Look at the company behind the software. Is it a construction-focused company or a generic SaaS company that bolted on construction features? Does the team include people who’ve actually run projects? Projul was founded by a contractor who got tired of using software that didn’t fit his workflow. That perspective shows in how the product is built.
Making the Switch
Switching construction software mid-stream feels like changing tires on a moving truck. But it doesn’t have to be painful if you plan it right.
Pick a natural break point. Don’t switch in the middle of your busiest season. The gap between wrapping up fall projects and kicking off spring work is ideal. Or switch at the start of a new project so you can run the new system clean from day one.
Run both systems for 30 days. You don’t have to go cold turkey. Keep your old system running for active projects and start all new projects in the new platform. This gives your team time to learn without risking current jobs.
Get one champion on your team. You don’t need everyone to be an expert on day one. Find the PM or office manager who’s most tech-comfortable and make them the go-to person. They learn it deeply, then help everyone else. That’s way more effective than sending the whole team to a generic training session.
Move your templates first. Before you bring over project data, get your estimate templates, schedule templates, and standard change order language set up. When the first new project hits, you want to be productive immediately, not building templates while a client waits for a bid.
Tell your subs. If your software change affects how subs receive schedules or submit invoices, give them a heads up. Send a one-page guide. Better yet, pick a platform like Projul where sub access is included at no extra cost, so there’s no awkward conversation about who’s paying for their login.
Projul’s general contractor tools are designed for this exact scenario. The team helps with data migration and onboarding, and the flat-rate pricing means you won’t have a surprise bill when you add your whole team.
Want to see this in action? Get a live demo of Projul and find out how it fits your workflow.
Frequently Asked Questions
What’s the best construction software for small general contractors?
For GCs with under 15 employees, Projul and Contractor Foreman are the strongest options. Projul gives you more features and no per-user fees at a flat $4,788/year, which is hard to beat as you grow. Contractor Foreman works if you’re on a tight budget and just need the basics.
How much does general contractor software cost per month?
It depends on the platform and your team size. Prices range from $49/month for basic tools to $5,000+ per month for enterprise platforms like Procore. Projul charges a flat $4,788/year with no per-user fees, which keeps costs predictable as your team grows.

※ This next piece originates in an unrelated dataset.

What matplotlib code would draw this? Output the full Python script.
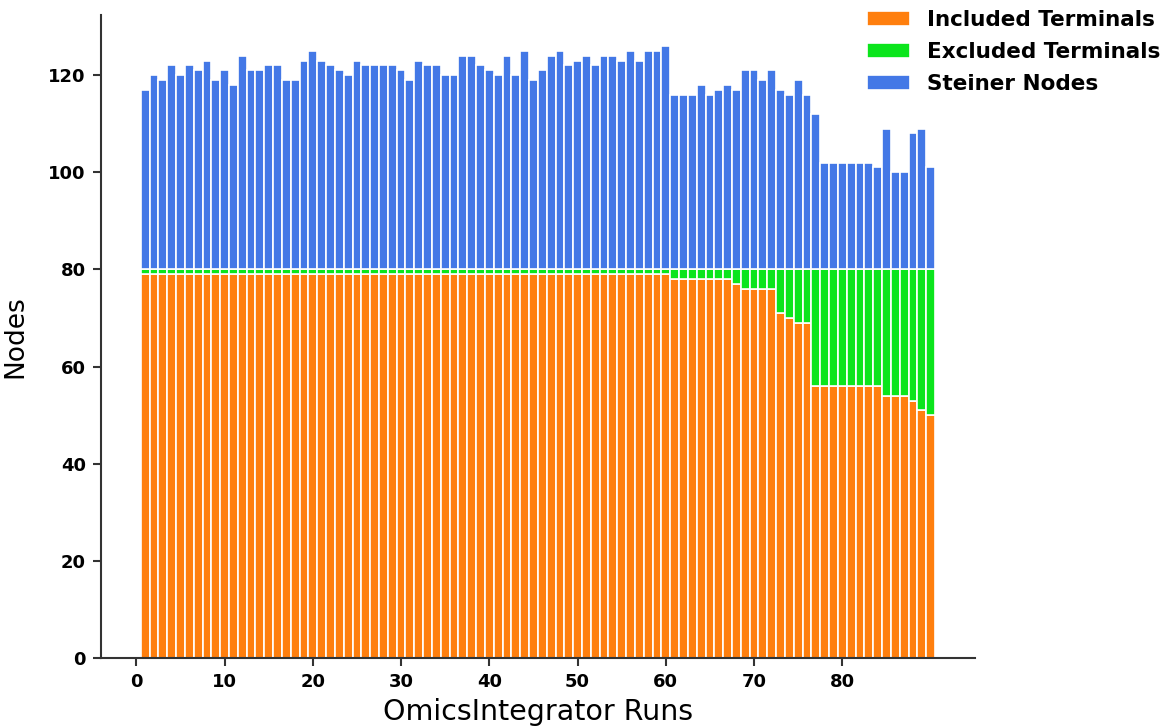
import numpy as np
import matplotlib
matplotlib.use('Agg')
from matplotlib import pyplot as plt

# OmicsIntegrator runs 1..90
runs = np.arange(1, 91)

included = ([79] * 60 + [78] * 7 + [77] + [76] * 4 + [71, 70, 69, 69]
            + [56] * 8 + [54] * 3 + [53, 51, 50])
excluded = ([1] * 60 + [2] * 7 + [3] + [4] * 4 + [9, 10, 11, 11]
            + [24] * 8 + [26] * 3 + [27, 29, 30])
steiner = [37, 40, 39, 42, 40, 42, 41, 43, 39, 41, 38, 44, 41, 41, 42, 42, 39, 39,
           43, 45, 43, 42, 41, 40, 43, 42, 42, 42, 42, 41, 39, 43, 42, 42, 40, 40,
           44, 44, 42, 41, 40, 44, 40, 45, 39, 41, 44, 45, 42, 43, 44, 42, 44, 44,
           43, 45, 43, 45, 45, 46, 36, 36, 36, 38, 36, 37, 38, 37, 41, 41, 39, 41,
           37, 36, 39, 36, 32, 22, 22, 22, 22, 22, 22, 21, 29, 20, 20, 28, 29, 21]

series_names = ['Included Terminals', 'Excluded Terminals', 'Steiner Nodes']
colors = ['#ff7f0e', '#0be51c', '#4378e6']


def main():
    fig = plt.figure(figsize=(11.68, 7.26), dpi=100)
    ax = fig.add_axes([0.0865, 0.0937, 0.748, 0.885])

    inc = np.array(included)
    exc = np.array(excluded)
    ste = np.array(steiner)
    kw = dict(width=1.0, edgecolor='white', linewidth=1.2)
    ax.bar(runs, inc, color=colors[0], label=series_names[0], **kw)
    ax.bar(runs, exc, bottom=inc, color=colors[1], label=series_names[1], **kw)
    ax.bar(runs, ste, bottom=inc + exc, color=colors[2], label=series_names[2], **kw)

    ax.set_xticks(range(0, 90, 10))
    ax.set_yticks(range(0, 121, 20))
    for lab in ax.get_xticklabels() + ax.get_yticklabels():
        lab.set_fontweight('heavy')
        lab.set_fontsize(13)
    ax.tick_params(direction='out', length=6, width=1.5, color='#333333', pad=5)

    for s in ['top', 'right']:
        ax.spines[s].set_visible(False)
    for s in ['left', 'bottom']:
        ax.spines[s].set_color('#333333')
        ax.spines[s].set_linewidth(1.5)

    ax.set_xlabel('OmicsIntegrator Runs', fontsize=20.5, labelpad=5)
    ax.set_ylabel('Nodes', fontsize=19, labelpad=14)

    fig.legend(loc='upper right', bbox_to_anchor=(1.01, 1.013), frameon=False,
               labelspacing=0.55, prop={'weight': 'bold', 'size': 15.5})

    fig.savefig('out.png', dpi=100)


if __name__ == '__main__':
    main()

Can I use construction software to manage subcontractors?
Yes. Most modern platforms let you maintain a sub database, share schedules, send notifications, and track insurance and compliance documents. Projul, Buildertrend, and Procore all handle sub management well. The key difference is whether sub access counts toward your user limit and adds to your monthly bill.
Is Procore worth the cost for a mid-size GC?
For most GCs doing under $10M in annual revenue, Procore is more than you need. The platform is powerful but built for large commercial contractors with dedicated admin staff. The implementation timeline and per-user costs make it a tough sell for mid-size operations. Look at Projul or Buildertrend first.
How long does it take to switch construction software?
Plan for 30 to 60 days from sign-up to full adoption. The first week is setup and data migration. Weeks two and three are for team training and running parallel with your old system. By week four or five, most teams are fully up and running. Simpler platforms like Projul have shorter ramp-up times because the interface is more intuitive.